To start, there were small salads—the thinnest slivers of red and yellow pepper, slow roasted and glistening with olive oil, and the simplest blend of carrots and golden onions, heady with the smell of cumin.

Then came the fish, its sauce simmered with saffron and tomatoes, thickened with ground almonds. I served myself the merest spoonful or two. “Elle est stratégique.” Affif winked with approval. “She knows what’s coming.” I wanted to savor every bite, even if it was a small one, nothing blurred by the rebellion of a tired palate. I plucked a toothpick out of an oblong white calamari.
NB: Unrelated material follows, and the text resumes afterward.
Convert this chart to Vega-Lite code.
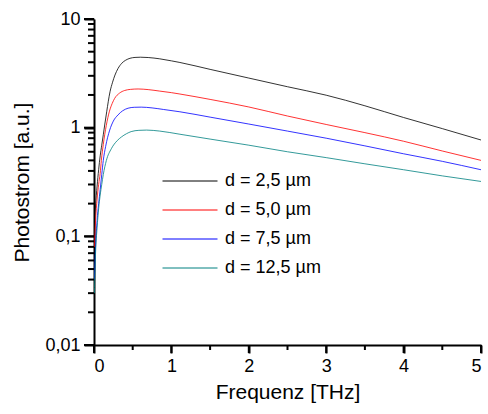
{
  "$schema": "https://vega.github.io/schema/vega-lite/v6.json",
  "width": 387,
  "height": 326,
  "autosize": "none",
  "padding": {"left": 94, "top": 19, "right": 7, "bottom": 69},
  "background": "white",
  "config": {
    "view": {"stroke": null},
    "font": "Liberation Sans",
    "axis": {
      "domainColor": "black", "domainWidth": 2, "ticks": true, "tickColor": "black", "tickOpacity": 1, "tickWidth": 2,
      "labelColor": "black", "titleColor": "black", "labelFontSize": 18, "titleFontSize": 21,
      "titleFontWeight": "normal", "grid": false, "labelOverlap": false
    }
  },
  "layer": [
    {
      "data": {"values": [{"f":0.5,"p":0.01},{"f":1.5,"p":0.01},{"f":2.5,"p":0.01},{"f":3.5,"p":0.01},{"f":4.5,"p":0.01}]},
      "mark": {"type": "tick", "orient": "vertical", "size": 5, "thickness": 2, "color": "black", "opacity": 1, "yOffset": 2.5},
      "encoding": {
        "x": {"field": "f", "type": "quantitative", "scale": {"domain": [0, 5], "nice": false, "zero": false}, "axis": null},
        "y": {"field": "p", "type": "quantitative", "scale": {"type": "log", "domain": [0.01, 10], "nice": false}, "axis": null}
      }
    },
    {
      "data": {"values": [{"f":0,"p":0.01},{"f":1,"p":0.01},{"f":2,"p":0.01},{"f":3,"p":0.01},{"f":4,"p":0.01},{"f":5,"p":0.01}]},
      "mark": {"type": "tick", "orient": "vertical", "size": 8, "thickness": 2, "color": "black", "opacity": 1, "yOffset": 4},
      "encoding": {
        "x": {"field": "f", "type": "quantitative", "axis": null},
        "y": {"field": "p", "type": "quantitative", "axis": null}
      }
    },
    {
      "data": {"values": [{"f":0,"p":0.02},{"f":0,"p":0.03},{"f":0,"p":0.04},{"f":0,"p":0.05},{"f":0,"p":0.06},{"f":0,"p":0.07},{"f":0,"p":0.08},{"f":0,"p":0.09},{"f":0,"p":0.2},{"f":0,"p":0.3},{"f":0,"p":0.4},{"f":0,"p":0.5},{"f":0,"p":0.6},{"f":0,"p":0.7},{"f":0,"p":0.8},{"f":0,"p":0.9},{"f":0,"p":2},{"f":0,"p":3},{"f":0,"p":4},{"f":0,"p":5},{"f":0,"p":6},{"f":0,"p":7},{"f":0,"p":8},{"f":0,"p":9}]},
      "mark": {"type": "tick", "orient": "horizontal", "size": 6, "thickness": 2, "color": "black", "opacity": 1, "xOffset": -3},
      "encoding": {
        "x": {"field": "f", "type": "quantitative", "axis": null},
        "y": {"field": "p", "type": "quantitative", "axis": null}
      }
    },
    {
      "data": {"values": [{"f":0,"p":0.01},{"f":0,"p":0.1},{"f":0,"p":1},{"f":0,"p":10}]},
      "mark": {"type": "tick", "orient": "horizontal", "size": 10, "thickness": 2, "color": "black", "opacity": 1, "xOffset": -5},
      "encoding": {
        "x": {"field": "f", "type": "quantitative", "axis": null},
        "y": {"field": "p", "type": "quantitative", "axis": null}
      }
    },
    {
      "data": {"values": [
        {"d":"d = 2,5 µm","f":0.005,"p":0.12},{"d":"d = 2,5 µm","f":0.02,"p":0.19},{"d":"d = 2,5 µm","f":0.04,"p":0.29},{"d":"d = 2,5 µm","f":0.06,"p":0.41},{"d":"d = 2,5 µm","f":0.08,"p":0.55},{"d":"d = 2,5 µm","f":0.1,"p":0.69},{"d":"d = 2,5 µm","f":0.12,"p":0.86},{"d":"d = 2,5 µm","f":0.14,"p":1.08},{"d":"d = 2,5 µm","f":0.164,"p":1.4},{"d":"d = 2,5 µm","f":0.185,"p":1.75},{"d":"d = 2,5 µm","f":0.207,"p":2.14},{"d":"d = 2,5 µm","f":0.24,"p":2.62},{"d":"d = 2,5 µm","f":0.271,"p":3.05},{"d":"d = 2,5 µm","f":0.31,"p":3.5},{"d":"d = 2,5 µm","f":0.358,"p":3.91},{"d":"d = 2,5 µm","f":0.41,"p":4.18},{"d":"d = 2,5 µm","f":0.465,"p":4.35},{"d":"d = 2,5 µm","f":0.53,"p":4.43},{"d":"d = 2,5 µm","f":0.6,"p":4.45},{"d":"d = 2,5 µm","f":0.7,"p":4.42},{"d":"d = 2,5 µm","f":0.85,"p":4.3},{"d":"d = 2,5 µm","f":1.0,"p":4.12},{"d":"d = 2,5 µm","f":1.11,"p":3.98},{"d":"d = 2,5 µm","f":1.5,"p":3.44},{"d":"d = 2,5 µm","f":2.0,"p":2.86},{"d":"d = 2,5 µm","f":2.5,"p":2.38},{"d":"d = 2,5 µm","f":3.0,"p":1.99},{"d":"d = 2,5 µm","f":3.5,"p":1.59},{"d":"d = 2,5 µm","f":4.0,"p":1.24},{"d":"d = 2,5 µm","f":4.5,"p":0.98},{"d":"d = 2,5 µm","f":5.0,"p":0.77},
        {"d":"d = 5,0 µm","f":0.005,"p":0.08},{"d":"d = 5,0 µm","f":0.02,"p":0.14},{"d":"d = 5,0 µm","f":0.04,"p":0.22},{"d":"d = 5,0 µm","f":0.06,"p":0.3},{"d":"d = 5,0 µm","f":0.08,"p":0.38},{"d":"d = 5,0 µm","f":0.095,"p":0.5},{"d":"d = 5,0 µm","f":0.12,"p":0.7},{"d":"d = 5,0 µm","f":0.159,"p":1.05},{"d":"d = 5,0 µm","f":0.2,"p":1.42},{"d":"d = 5,0 µm","f":0.235,"p":1.67},{"d":"d = 5,0 µm","f":0.267,"p":1.86},{"d":"d = 5,0 µm","f":0.33,"p":2.08},{"d":"d = 5,0 µm","f":0.397,"p":2.2},{"d":"d = 5,0 µm","f":0.47,"p":2.25},{"d":"d = 5,0 µm","f":0.57,"p":2.27},{"d":"d = 5,0 µm","f":0.7,"p":2.24},{"d":"d = 5,0 µm","f":0.85,"p":2.17},{"d":"d = 5,0 µm","f":1.0,"p":2.1},{"d":"d = 5,0 µm","f":1.11,"p":2.04},{"d":"d = 5,0 µm","f":1.5,"p":1.82},{"d":"d = 5,0 µm","f":2.0,"p":1.55},{"d":"d = 5,0 µm","f":2.5,"p":1.28},{"d":"d = 5,0 µm","f":3.0,"p":1.07},{"d":"d = 5,0 µm","f":3.5,"p":0.9},{"d":"d = 5,0 µm","f":4.0,"p":0.75},{"d":"d = 5,0 µm","f":4.5,"p":0.61},{"d":"d = 5,0 µm","f":5.0,"p":0.5},
        {"d":"d = 7,5 µm","f":0.005,"p":0.04},{"d":"d = 7,5 µm","f":0.02,"p":0.08},{"d":"d = 7,5 µm","f":0.04,"p":0.14},{"d":"d = 7,5 µm","f":0.06,"p":0.2},{"d":"d = 7,5 µm","f":0.08,"p":0.27},{"d":"d = 7,5 µm","f":0.1,"p":0.37},{"d":"d = 7,5 µm","f":0.12,"p":0.5},{"d":"d = 7,5 µm","f":0.15,"p":0.67},{"d":"d = 7,5 µm","f":0.203,"p":0.95},{"d":"d = 7,5 µm","f":0.25,"p":1.15},{"d":"d = 7,5 µm","f":0.31,"p":1.31},{"d":"d = 7,5 µm","f":0.37,"p":1.43},{"d":"d = 7,5 µm","f":0.44,"p":1.51},{"d":"d = 7,5 µm","f":0.52,"p":1.54},{"d":"d = 7,5 µm","f":0.61,"p":1.545},{"d":"d = 7,5 µm","f":0.75,"p":1.52},{"d":"d = 7,5 µm","f":0.9,"p":1.47},{"d":"d = 7,5 µm","f":1.11,"p":1.4},{"d":"d = 7,5 µm","f":1.5,"p":1.25},{"d":"d = 7,5 µm","f":2.0,"p":1.08},{"d":"d = 7,5 µm","f":2.5,"p":0.93},{"d":"d = 7,5 µm","f":3.0,"p":0.8},{"d":"d = 7,5 µm","f":3.5,"p":0.68},{"d":"d = 7,5 µm","f":4.0,"p":0.575},{"d":"d = 7,5 µm","f":4.5,"p":0.49},{"d":"d = 7,5 µm","f":5.0,"p":0.41},
        {"d":"d = 12,5 µm","f":0.005,"p":0.03},{"d":"d = 12,5 µm","f":0.02,"p":0.07},{"d":"d = 12,5 µm","f":0.04,"p":0.12},{"d":"d = 12,5 µm","f":0.06,"p":0.18},{"d":"d = 12,5 µm","f":0.08,"p":0.24},{"d":"d = 12,5 µm","f":0.1,"p":0.3},{"d":"d = 12,5 µm","f":0.12,"p":0.37},{"d":"d = 12,5 µm","f":0.16,"p":0.5},{"d":"d = 12,5 µm","f":0.224,"p":0.64},{"d":"d = 12,5 µm","f":0.3,"p":0.76},{"d":"d = 12,5 µm","f":0.353,"p":0.82},{"d":"d = 12,5 µm","f":0.42,"p":0.88},{"d":"d = 12,5 µm","f":0.48,"p":0.92},{"d":"d = 12,5 µm","f":0.58,"p":0.945},{"d":"d = 12,5 µm","f":0.68,"p":0.95},{"d":"d = 12,5 µm","f":0.85,"p":0.93},{"d":"d = 12,5 µm","f":1.11,"p":0.87},{"d":"d = 12,5 µm","f":1.5,"p":0.785},{"d":"d = 12,5 µm","f":2.0,"p":0.69},{"d":"d = 12,5 µm","f":2.5,"p":0.6},{"d":"d = 12,5 µm","f":3.0,"p":0.53},{"d":"d = 12,5 µm","f":3.5,"p":0.465},{"d":"d = 12,5 µm","f":4.0,"p":0.41},{"d":"d = 12,5 µm","f":4.5,"p":0.36},{"d":"d = 12,5 µm","f":5.0,"p":0.32}
      ]},
      "mark": {"type": "line", "strokeWidth": 0.8, "clip": true, "interpolate": "monotone"},
      "encoding": {
        "x": {"field": "f", "type": "quantitative",
              "axis": {"orient": "bottom", "values": [0, 1, 2, 3, 4, 5], "ticks": true, "tickSize": 8, "labelPadding": 4, "title": "Frequenz [THz]", "titlePadding": 6}},
        "y": {"field": "p", "type": "quantitative",
              "axis": {"orient": "left", "values": [0.01, 0.1, 1, 10], "ticks": true, "tickSize": 10, "labelPadding": 4,
                       "labelExpr": "replace(format(datum.value, '~g'), '.', ',')",
                       "title": "Photostrom [a.u.]", "titlePadding": 12}},
        "color": {"field": "d", "type": "nominal",
                  "scale": {"domain": ["d = 2,5 µm", "d = 5,0 µm", "d = 7,5 µm", "d = 12,5 µm"],
                            "range": ["#000000", "#ff0000", "#0000ff", "#008080"]},
                  "legend": {"orient": "none", "legendX": 68, "legendY": 152, "title": null,
                             "symbolType": "stroke", "symbolSize": 3025, "symbolStrokeWidth": 1, "clipHeight": 20,
                             "labelFontSize": 18, "labelOffset": 7, "rowPadding": 9, "labelColor": "black"}}
      }
    }
  ],
  "resolve": {"axis": {"x": "independent", "y": "independent"}}
}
It was stuffed with rice and peppers, a curly violet-tipped tentacle poking out here and there.

I looked around the table. … I had been working so hard these past few years to figure out what France was about—how it operates, what makes it tick. In fact, most of what was important to the French was around this table: close family, old friends, and fabulous food. I knew I would never entirely leave my New York self behind—never stop wanting, never stop striving—but I also had my place here, among these people.*

The book has two or three recipes at the end of each chapter, and lots of interesting observations from an American, loved by a Frenchman, trying to assimilate and be accepted. If you like this type of book, I think you’ll be delighted by Lunch in Paris.

It turns out there is a Lunch in Paris website, which includes a blog with recipes and luscious photos. (Sadly, not updated in a while, but it seems Bard and her husband opened an ice cream company. They’ve been busy.) Also since the first book, they’ve moved to Provence and started a family. You can see more about this on the Facebook page. (Scaramouche has a Facebook page too.) Here I learned Bard has a new book due in April 2015: Picnic in Provence. I’m looking forward to it.

* Transcribed by me from pages 296–286 of the hardcover edition of Lunch in Paris: A Love Story with Recipes (Little, Brown, 2010).